— EXERCISE BRIEF —
Reproduce exactly the lines below, from the first through the one containing "(t2) at (682,411)", and nothing more.

— INFORMATION SUPPLIED —

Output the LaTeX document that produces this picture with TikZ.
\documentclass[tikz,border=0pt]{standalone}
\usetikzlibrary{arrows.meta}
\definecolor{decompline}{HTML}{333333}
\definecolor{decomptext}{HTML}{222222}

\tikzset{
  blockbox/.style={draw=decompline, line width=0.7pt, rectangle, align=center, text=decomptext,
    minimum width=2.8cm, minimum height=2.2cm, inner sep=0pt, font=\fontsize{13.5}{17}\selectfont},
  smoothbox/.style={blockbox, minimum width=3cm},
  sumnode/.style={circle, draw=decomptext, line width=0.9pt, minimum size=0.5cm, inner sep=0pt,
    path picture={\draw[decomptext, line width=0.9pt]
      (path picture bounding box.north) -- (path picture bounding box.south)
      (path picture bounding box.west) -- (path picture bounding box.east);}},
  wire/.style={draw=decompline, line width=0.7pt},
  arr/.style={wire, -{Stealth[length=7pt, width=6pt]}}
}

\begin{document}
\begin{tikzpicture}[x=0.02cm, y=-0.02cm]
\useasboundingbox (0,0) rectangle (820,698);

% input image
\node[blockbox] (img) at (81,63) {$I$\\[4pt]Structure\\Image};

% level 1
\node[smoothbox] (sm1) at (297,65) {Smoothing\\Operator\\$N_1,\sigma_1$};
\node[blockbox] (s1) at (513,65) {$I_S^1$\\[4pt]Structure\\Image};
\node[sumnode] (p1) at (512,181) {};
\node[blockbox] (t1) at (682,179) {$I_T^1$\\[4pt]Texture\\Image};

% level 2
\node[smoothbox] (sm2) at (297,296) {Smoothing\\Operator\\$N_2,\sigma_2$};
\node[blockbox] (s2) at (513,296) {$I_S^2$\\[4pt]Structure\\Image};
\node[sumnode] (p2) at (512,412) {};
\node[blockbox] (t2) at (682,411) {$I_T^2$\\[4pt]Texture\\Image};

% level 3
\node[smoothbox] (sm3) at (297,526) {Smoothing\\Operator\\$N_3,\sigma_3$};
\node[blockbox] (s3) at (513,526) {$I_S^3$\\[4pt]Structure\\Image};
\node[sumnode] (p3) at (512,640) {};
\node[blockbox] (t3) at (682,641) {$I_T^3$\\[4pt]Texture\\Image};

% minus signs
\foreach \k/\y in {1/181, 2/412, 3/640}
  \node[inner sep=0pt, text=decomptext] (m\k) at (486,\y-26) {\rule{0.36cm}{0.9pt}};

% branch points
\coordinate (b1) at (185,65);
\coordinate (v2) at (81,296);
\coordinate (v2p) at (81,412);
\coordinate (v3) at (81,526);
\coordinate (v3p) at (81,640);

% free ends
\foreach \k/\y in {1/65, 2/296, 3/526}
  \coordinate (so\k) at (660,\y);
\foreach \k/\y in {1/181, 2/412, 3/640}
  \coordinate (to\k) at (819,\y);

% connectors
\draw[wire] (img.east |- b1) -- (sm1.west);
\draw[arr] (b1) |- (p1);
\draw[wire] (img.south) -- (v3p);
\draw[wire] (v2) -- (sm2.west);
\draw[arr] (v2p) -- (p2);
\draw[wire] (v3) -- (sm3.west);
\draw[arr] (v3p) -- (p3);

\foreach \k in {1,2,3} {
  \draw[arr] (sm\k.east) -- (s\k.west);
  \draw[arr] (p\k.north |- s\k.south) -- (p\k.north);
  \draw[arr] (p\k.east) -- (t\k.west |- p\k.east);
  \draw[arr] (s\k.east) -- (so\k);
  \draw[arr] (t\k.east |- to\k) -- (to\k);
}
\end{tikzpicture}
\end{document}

— RESPONSE TO THIS TASK —
Output the LaTeX document that produces this picture with TikZ.
\documentclass[tikz,border=0pt]{standalone}
\usetikzlibrary{arrows.meta}
\definecolor{decompline}{HTML}{333333}
\definecolor{decomptext}{HTML}{222222}

\tikzset{
  blockbox/.style={draw=decompline, line width=0.7pt, rectangle, align=center, text=decomptext,
    minimum width=2.8cm, minimum height=2.2cm, inner sep=0pt, font=\fontsize{13.5}{17}\selectfont},
  smoothbox/.style={blockbox, minimum width=3cm},
  sumnode/.style={circle, draw=decomptext, line width=0.9pt, minimum size=0.5cm, inner sep=0pt,
    path picture={\draw[decomptext, line width=0.9pt]
      (path picture bounding box.north) -- (path picture bounding box.south)
      (path picture bounding box.west) -- (path picture bounding box.east);}},
  wire/.style={draw=decompline, line width=0.7pt},
  arr/.style={wire, -{Stealth[length=7pt, width=6pt]}}
}

\begin{document}
\begin{tikzpicture}[x=0.02cm, y=-0.02cm]
\useasboundingbox (0,0) rectangle (820,698);

% input image
\node[blockbox] (img) at (81,63) {$I$\\[4pt]Structure\\Image};

% level 1
\node[smoothbox] (sm1) at (297,65) {Smoothing\\Operator\\$N_1,\sigma_1$};
\node[blockbox] (s1) at (513,65) {$I_S^1$\\[4pt]Structure\\Image};
\node[sumnode] (p1) at (512,181) {};
\node[blockbox] (t1) at (682,179) {$I_T^1$\\[4pt]Texture\\Image};

% level 2
\node[smoothbox] (sm2) at (297,296) {Smoothing\\Operator\\$N_2,\sigma_2$};
\node[blockbox] (s2) at (513,296) {$I_S^2$\\[4pt]Structure\\Image};
\node[sumnode] (p2) at (512,412) {};
\node[blockbox] (t2) at (682,411) {$I_T^2$\\[4pt]Texture\\Image};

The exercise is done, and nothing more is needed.